Where did this come from? How did I miss out on this? Or was I a part of it and didn't really know it?
Even before 4e, during the height of 3e/3.5e, I thought the hobby needed to back to the "fundamentals"--still do--with rules light systems and reading the history and literature that inspired the game to begin with.
I really couldn't stand 4e after I had run it for 3 months back in the Spring of '09. But at least I tried it. Before that I got criticized by some hardcore 3.5ers for even wanting to try it out.
Afterwards I felt a bit like a chump, having bought the core books, a couple supplements, and a subscription to that stupid D&D Insider. I sold my books instead of burning them, but dumping gasoline on them and lighting a match did cross my mind. Spending $150+ on something I didn't like was a hard pill to swallow.
Others were obviously pissed, too, given how the Edition Wars waxed hot.
I can see why, out of all of that, the OSR would be accused of fundamentalism. But its still news to me.
I also don't think being "fundamental" isn't necessary a bad thing. It's good to back to the basics every once in a while, no what you do, even in gaming. Just don't stay there.

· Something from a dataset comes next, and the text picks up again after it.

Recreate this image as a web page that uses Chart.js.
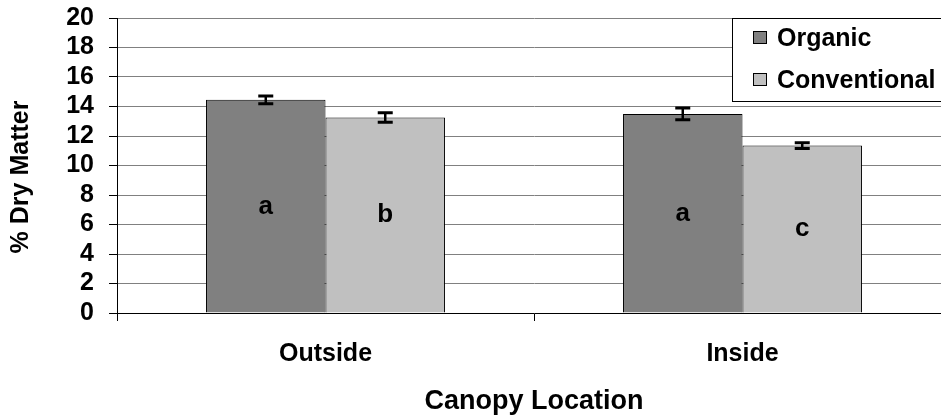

But I also know the clock can't be turned back. Which kinda stinks.
I'm curious where the OSR is going to head after 5e arrives. Given how WotC, in the last couple years, had tried to earn back a lot of good will, I feel the OSR is almost sidelined--still vocal, still producing, but its influence is waning.
Will we have a 2nd Old School Revival, perhaps even more fundamental than the first? Or will 5e be the end of the OSR?